> [Stated problem]:
Copy every line of the entries that includes the word "with".

> [Data supplied]:
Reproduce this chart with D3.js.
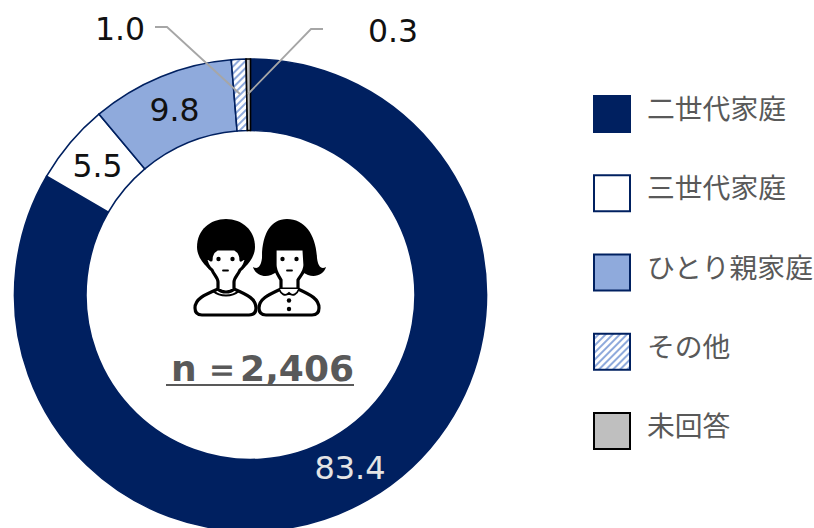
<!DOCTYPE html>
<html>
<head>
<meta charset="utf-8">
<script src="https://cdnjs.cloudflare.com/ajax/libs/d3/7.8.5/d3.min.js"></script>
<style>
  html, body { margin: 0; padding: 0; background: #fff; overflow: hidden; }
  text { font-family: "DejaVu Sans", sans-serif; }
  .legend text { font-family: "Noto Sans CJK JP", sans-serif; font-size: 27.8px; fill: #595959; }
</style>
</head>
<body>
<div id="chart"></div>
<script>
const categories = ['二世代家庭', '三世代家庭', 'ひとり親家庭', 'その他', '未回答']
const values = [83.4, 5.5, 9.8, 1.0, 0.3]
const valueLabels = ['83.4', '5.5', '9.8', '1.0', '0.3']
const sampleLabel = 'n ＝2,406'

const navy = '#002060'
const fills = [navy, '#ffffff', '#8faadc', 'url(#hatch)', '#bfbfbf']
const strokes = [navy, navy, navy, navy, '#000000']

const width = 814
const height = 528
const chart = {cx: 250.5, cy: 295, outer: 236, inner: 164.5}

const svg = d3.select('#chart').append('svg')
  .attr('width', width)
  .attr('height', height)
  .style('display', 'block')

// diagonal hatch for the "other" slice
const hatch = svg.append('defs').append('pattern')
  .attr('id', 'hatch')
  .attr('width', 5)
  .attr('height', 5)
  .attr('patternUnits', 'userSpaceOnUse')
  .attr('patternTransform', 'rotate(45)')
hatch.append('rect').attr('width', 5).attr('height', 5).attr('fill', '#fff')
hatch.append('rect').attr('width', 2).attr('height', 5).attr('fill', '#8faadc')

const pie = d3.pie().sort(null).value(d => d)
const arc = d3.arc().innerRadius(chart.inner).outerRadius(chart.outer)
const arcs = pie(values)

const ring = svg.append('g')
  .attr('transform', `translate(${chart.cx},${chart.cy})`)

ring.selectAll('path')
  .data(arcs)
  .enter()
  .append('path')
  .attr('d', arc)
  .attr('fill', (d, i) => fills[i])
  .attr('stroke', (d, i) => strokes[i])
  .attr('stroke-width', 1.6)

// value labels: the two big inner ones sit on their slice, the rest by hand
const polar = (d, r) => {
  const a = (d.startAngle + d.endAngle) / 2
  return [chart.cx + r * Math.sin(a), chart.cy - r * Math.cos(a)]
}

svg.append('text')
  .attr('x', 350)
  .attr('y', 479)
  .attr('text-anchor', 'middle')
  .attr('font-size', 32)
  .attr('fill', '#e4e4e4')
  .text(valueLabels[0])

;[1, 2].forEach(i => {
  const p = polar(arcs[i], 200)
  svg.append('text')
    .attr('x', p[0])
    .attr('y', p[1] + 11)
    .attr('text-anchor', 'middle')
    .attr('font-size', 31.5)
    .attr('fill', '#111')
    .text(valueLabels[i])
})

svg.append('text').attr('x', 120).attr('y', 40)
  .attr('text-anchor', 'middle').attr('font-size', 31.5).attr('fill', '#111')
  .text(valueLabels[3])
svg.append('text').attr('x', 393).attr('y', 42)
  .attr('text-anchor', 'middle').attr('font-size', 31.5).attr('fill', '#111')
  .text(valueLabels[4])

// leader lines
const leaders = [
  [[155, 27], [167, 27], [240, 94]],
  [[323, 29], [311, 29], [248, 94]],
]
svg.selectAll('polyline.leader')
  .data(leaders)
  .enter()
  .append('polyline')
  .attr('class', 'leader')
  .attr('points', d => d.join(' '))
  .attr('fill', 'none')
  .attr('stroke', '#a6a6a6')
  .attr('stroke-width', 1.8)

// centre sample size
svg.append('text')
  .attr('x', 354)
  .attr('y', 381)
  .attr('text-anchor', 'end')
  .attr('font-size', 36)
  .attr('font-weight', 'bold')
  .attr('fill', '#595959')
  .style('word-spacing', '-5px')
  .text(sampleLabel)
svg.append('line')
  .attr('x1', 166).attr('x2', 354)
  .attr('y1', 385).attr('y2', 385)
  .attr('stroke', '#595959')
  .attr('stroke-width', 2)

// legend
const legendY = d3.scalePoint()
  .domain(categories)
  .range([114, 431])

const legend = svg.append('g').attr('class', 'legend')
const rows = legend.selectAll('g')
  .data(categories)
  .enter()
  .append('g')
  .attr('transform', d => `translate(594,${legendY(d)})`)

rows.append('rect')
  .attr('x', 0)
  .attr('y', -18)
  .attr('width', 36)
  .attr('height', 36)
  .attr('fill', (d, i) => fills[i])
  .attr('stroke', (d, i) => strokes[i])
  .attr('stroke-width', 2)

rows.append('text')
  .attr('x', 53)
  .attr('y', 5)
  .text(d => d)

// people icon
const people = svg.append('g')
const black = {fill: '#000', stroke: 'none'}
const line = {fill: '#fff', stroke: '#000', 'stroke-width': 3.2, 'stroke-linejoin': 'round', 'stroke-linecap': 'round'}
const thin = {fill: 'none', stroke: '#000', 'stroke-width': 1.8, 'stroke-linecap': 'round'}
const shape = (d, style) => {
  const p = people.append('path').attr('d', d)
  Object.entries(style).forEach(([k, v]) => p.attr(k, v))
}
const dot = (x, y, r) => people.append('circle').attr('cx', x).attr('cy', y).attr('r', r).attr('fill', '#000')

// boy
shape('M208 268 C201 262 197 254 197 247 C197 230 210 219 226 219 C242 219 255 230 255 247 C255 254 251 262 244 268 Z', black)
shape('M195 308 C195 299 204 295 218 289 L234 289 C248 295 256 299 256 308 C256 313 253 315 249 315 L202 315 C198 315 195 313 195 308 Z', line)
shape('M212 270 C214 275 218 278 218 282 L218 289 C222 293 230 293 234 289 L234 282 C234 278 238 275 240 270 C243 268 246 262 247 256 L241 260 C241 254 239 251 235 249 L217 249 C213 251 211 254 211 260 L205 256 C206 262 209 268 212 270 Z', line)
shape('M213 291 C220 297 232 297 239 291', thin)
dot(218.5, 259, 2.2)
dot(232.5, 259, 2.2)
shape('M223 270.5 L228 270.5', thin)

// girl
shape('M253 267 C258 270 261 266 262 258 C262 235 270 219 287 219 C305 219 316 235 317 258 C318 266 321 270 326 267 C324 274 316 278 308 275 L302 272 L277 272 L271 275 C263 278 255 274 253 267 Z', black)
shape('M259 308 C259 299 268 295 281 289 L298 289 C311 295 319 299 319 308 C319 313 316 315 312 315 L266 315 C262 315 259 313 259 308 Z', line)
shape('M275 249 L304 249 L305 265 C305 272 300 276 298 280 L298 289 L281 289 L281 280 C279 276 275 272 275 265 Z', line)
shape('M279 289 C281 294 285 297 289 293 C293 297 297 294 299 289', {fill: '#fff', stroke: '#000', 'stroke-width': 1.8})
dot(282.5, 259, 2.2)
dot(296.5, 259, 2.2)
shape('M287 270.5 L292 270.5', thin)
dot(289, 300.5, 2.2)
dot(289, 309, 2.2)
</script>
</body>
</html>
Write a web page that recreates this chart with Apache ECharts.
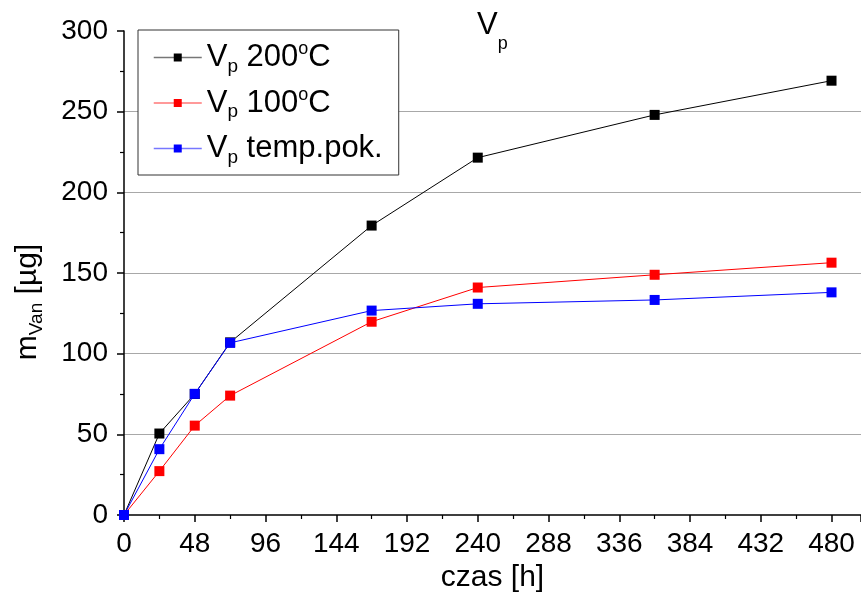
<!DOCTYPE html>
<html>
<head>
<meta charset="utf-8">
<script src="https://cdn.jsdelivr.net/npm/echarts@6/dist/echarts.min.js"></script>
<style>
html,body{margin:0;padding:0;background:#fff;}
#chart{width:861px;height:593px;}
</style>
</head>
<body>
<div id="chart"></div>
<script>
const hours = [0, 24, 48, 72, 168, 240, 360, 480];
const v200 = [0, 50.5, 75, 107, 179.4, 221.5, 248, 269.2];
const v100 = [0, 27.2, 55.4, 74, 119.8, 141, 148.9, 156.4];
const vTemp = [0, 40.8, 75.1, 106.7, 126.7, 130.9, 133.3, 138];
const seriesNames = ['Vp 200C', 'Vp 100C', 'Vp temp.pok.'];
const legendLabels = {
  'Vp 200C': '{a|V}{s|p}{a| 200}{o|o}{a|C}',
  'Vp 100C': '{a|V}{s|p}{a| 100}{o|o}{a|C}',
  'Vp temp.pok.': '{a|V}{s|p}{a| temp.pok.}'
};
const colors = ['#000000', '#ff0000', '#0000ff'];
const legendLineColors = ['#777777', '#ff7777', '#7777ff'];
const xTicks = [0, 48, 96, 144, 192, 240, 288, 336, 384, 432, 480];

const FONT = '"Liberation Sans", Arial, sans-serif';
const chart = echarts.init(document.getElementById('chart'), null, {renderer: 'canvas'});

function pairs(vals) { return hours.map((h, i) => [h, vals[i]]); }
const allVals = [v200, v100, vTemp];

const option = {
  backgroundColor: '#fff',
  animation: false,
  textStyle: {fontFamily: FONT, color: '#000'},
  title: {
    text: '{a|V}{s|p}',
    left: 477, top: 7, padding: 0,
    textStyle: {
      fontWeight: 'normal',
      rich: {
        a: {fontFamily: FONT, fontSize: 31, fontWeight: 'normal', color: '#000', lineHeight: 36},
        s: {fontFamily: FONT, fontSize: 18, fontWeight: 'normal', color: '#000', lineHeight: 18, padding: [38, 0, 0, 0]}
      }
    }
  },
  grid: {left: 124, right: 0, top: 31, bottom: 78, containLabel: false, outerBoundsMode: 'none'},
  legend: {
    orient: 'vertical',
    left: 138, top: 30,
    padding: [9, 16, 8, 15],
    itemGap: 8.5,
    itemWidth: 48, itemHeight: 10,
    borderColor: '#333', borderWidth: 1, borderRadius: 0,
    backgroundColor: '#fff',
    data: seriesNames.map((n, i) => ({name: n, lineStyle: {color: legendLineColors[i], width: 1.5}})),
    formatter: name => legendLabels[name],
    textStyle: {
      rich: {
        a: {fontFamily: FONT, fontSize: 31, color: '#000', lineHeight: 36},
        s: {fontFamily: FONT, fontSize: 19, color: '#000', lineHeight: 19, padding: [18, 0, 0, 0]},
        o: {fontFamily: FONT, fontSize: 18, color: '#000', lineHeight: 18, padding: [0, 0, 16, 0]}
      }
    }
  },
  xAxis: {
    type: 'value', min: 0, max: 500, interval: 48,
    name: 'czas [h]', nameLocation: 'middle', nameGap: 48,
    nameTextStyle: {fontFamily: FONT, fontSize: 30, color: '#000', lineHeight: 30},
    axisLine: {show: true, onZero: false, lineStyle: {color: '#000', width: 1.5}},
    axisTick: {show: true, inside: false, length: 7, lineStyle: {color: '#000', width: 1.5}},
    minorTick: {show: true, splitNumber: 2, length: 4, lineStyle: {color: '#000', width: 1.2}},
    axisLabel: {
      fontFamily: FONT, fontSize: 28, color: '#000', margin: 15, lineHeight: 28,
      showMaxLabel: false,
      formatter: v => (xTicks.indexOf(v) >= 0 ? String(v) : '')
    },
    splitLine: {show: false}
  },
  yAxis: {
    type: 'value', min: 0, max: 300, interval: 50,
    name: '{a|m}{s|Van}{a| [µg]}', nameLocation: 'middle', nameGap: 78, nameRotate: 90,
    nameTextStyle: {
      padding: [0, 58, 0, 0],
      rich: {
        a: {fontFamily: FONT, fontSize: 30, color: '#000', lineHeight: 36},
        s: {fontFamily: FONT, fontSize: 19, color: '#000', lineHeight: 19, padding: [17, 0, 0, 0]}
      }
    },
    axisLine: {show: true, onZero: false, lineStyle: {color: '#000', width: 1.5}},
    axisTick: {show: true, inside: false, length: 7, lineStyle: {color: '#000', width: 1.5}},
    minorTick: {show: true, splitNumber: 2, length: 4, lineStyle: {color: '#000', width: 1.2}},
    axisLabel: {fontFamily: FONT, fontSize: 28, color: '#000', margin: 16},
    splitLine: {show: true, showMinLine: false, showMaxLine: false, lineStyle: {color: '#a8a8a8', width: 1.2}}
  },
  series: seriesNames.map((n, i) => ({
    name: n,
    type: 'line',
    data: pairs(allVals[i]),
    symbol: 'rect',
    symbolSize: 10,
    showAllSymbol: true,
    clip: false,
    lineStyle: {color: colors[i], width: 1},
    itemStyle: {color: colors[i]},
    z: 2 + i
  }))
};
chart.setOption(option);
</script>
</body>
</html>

> [Task output]:
Reproduce this chart with D3.js.
Write a web page that recreates this chart with Apache ECharts.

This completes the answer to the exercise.